Stated problem – Skip all pictures, then copy the lines from the start of the data through the line with "from bokeh.resources import INLINE", keeping both ends.

Items –
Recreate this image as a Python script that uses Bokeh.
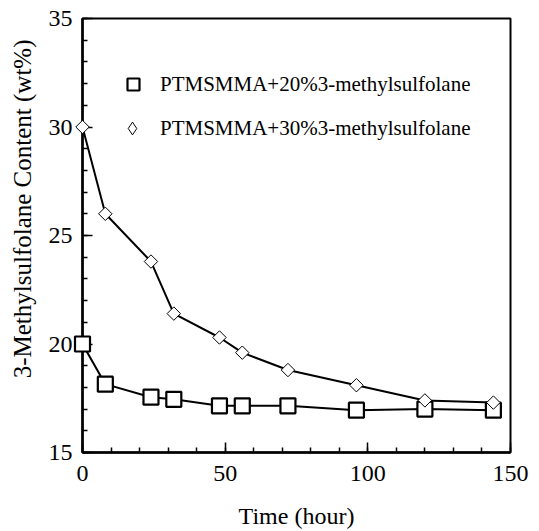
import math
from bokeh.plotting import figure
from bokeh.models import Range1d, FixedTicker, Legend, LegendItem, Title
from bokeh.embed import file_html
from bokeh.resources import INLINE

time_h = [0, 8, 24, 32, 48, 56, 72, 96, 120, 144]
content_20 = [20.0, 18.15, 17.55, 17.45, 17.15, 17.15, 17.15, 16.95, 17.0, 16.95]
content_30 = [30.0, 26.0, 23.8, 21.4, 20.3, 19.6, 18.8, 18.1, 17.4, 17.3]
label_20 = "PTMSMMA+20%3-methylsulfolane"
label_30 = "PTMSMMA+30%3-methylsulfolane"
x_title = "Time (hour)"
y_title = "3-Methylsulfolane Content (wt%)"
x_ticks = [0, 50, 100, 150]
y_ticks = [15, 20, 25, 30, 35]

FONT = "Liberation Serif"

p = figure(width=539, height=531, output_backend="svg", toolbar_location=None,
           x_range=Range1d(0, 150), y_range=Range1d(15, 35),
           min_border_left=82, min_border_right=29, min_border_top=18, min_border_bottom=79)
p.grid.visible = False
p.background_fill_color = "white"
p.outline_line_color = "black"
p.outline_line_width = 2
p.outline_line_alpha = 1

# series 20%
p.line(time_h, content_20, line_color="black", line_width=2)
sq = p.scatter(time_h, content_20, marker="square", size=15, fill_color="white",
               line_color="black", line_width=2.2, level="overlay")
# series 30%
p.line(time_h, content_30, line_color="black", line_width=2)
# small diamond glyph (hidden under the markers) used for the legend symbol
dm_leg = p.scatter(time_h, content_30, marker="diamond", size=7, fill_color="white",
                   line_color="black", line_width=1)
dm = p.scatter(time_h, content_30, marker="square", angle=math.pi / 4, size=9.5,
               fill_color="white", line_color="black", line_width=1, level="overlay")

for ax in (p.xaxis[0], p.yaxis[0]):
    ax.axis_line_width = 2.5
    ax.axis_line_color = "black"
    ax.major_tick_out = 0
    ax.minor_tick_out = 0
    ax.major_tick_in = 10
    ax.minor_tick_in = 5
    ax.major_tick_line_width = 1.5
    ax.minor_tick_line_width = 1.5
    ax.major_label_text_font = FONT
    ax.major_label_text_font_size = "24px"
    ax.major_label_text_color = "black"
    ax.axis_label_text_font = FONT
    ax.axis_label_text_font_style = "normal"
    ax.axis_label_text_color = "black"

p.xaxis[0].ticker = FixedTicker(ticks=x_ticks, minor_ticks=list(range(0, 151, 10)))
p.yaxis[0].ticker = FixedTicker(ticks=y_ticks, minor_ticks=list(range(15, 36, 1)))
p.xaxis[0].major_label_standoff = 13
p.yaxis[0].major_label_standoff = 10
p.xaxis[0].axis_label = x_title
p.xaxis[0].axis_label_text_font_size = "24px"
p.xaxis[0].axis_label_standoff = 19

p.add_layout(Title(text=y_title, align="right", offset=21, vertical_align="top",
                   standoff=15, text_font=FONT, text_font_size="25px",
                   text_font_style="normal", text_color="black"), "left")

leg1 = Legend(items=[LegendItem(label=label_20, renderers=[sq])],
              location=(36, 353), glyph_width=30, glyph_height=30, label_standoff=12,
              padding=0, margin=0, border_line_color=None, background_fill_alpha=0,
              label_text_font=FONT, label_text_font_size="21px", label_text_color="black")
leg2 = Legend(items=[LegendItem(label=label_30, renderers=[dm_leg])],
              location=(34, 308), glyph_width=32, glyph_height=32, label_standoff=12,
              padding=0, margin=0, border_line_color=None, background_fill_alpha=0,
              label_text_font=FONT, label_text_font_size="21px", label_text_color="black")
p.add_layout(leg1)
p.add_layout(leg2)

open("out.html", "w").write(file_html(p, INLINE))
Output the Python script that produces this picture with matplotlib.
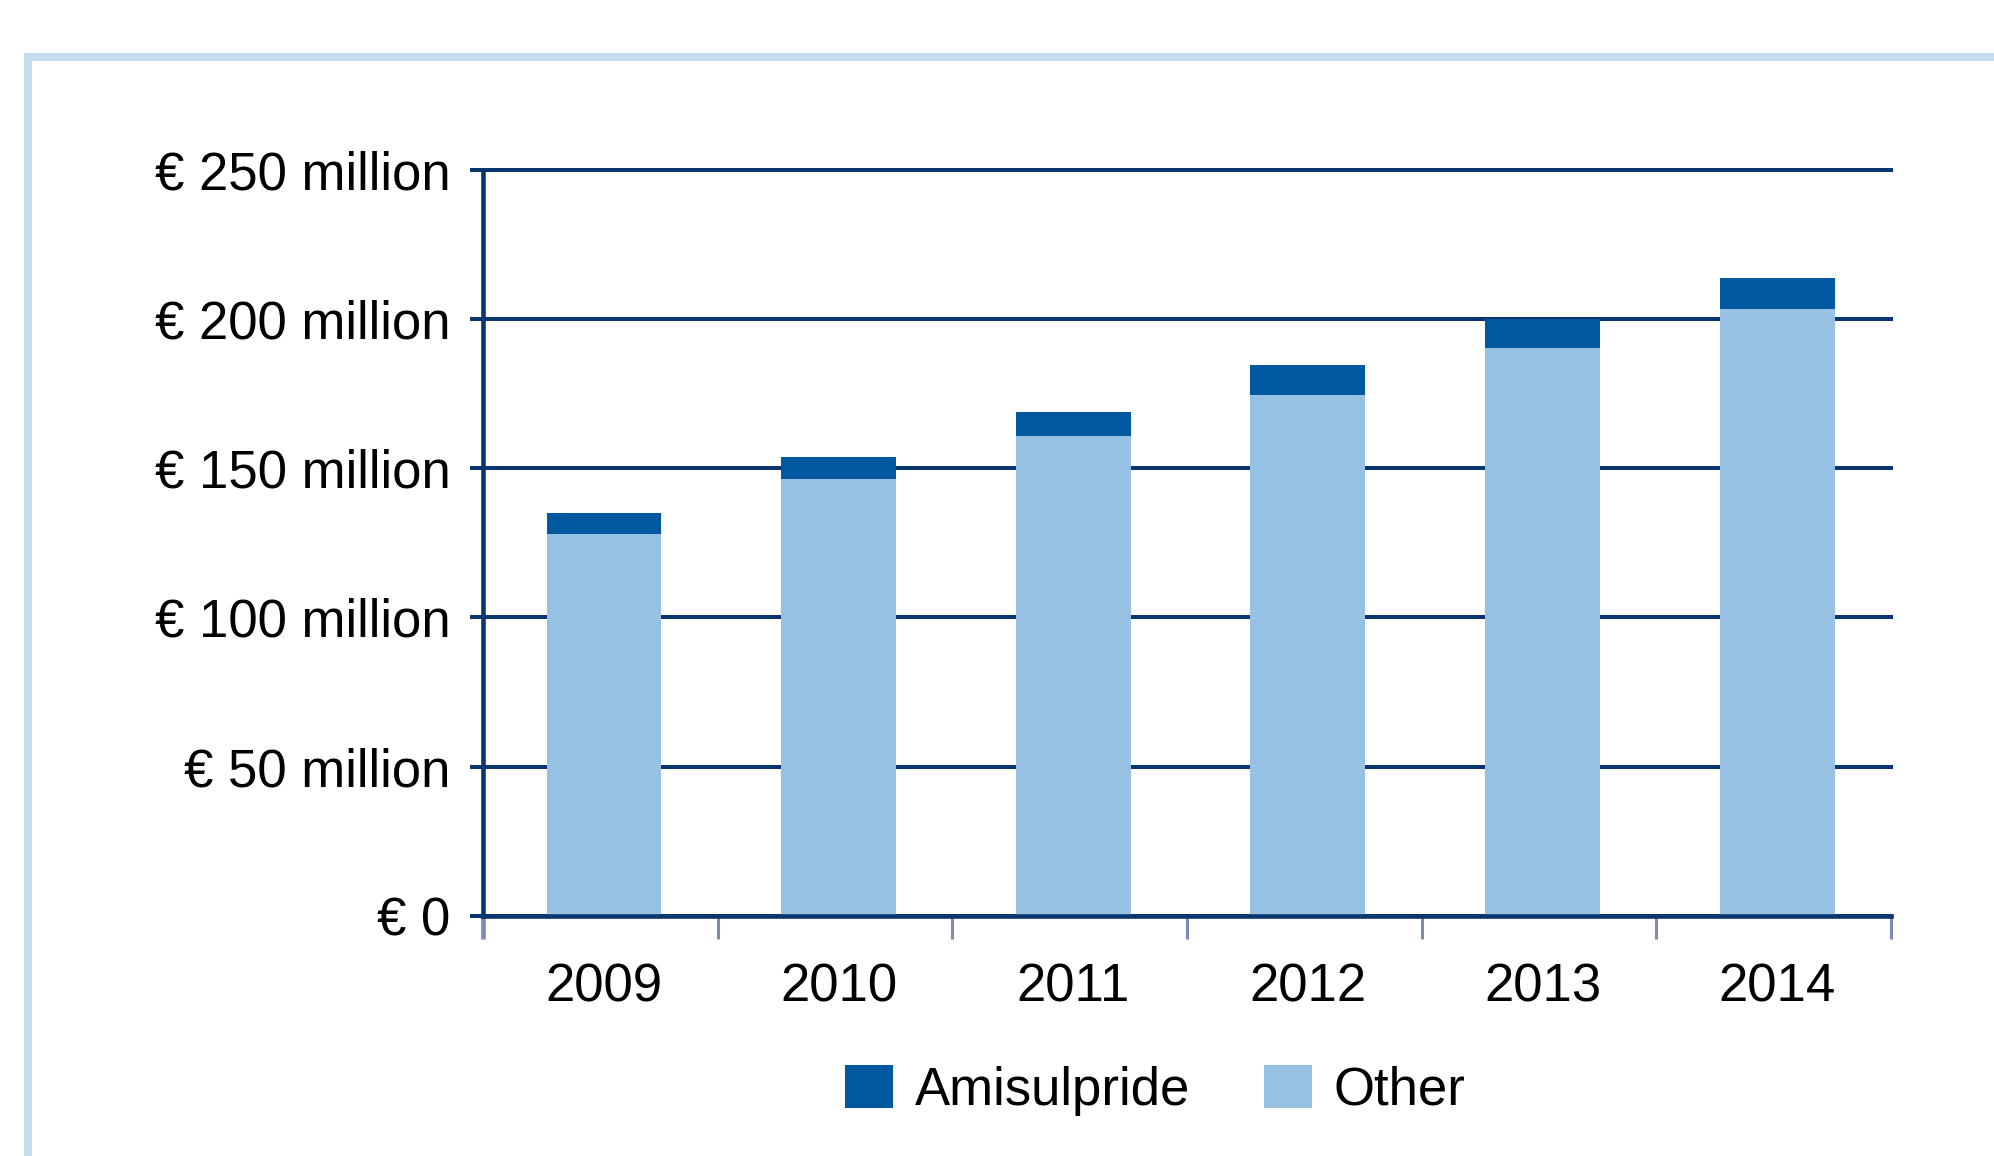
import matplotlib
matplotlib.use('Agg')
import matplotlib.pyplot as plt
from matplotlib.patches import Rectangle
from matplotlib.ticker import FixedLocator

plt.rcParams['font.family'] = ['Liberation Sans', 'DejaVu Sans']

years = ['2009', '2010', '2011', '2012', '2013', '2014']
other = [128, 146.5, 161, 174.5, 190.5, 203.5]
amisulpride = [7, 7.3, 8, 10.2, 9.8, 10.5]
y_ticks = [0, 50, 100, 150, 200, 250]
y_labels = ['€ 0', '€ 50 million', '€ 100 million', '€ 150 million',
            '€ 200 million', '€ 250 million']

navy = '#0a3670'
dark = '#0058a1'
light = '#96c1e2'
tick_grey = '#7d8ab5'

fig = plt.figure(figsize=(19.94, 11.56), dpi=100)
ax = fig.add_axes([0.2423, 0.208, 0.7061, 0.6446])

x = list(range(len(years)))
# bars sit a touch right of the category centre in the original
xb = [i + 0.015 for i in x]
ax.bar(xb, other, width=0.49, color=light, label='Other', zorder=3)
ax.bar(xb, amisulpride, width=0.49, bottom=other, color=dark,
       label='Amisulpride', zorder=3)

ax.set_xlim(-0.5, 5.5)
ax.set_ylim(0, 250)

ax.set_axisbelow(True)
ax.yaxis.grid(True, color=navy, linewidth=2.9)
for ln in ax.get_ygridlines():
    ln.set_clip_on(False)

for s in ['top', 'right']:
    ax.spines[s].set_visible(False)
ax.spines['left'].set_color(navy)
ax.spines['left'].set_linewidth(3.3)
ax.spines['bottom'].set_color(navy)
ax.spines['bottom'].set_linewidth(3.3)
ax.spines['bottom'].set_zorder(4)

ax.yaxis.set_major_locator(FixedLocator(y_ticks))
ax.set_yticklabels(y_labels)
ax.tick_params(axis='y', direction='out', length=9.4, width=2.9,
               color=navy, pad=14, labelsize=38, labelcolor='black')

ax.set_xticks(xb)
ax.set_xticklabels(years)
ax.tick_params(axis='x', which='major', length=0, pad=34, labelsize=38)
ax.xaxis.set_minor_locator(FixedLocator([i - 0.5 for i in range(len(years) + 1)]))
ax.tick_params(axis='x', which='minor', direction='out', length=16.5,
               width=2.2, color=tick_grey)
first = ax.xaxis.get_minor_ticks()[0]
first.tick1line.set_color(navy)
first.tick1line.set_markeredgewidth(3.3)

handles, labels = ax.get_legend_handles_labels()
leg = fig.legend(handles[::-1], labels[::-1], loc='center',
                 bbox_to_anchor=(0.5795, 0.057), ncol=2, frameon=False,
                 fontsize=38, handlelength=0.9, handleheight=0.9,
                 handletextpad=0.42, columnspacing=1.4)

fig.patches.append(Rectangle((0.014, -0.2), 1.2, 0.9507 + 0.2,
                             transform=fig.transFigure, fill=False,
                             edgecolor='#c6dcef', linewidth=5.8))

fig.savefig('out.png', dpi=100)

Task output –
Recreate this image as a Python script that uses Bokeh.
import math
from bokeh.plotting import figure
from bokeh.models import Range1d, FixedTicker, Legend, LegendItem, Title
from bokeh.embed import file_html
from bokeh.resources import INLINE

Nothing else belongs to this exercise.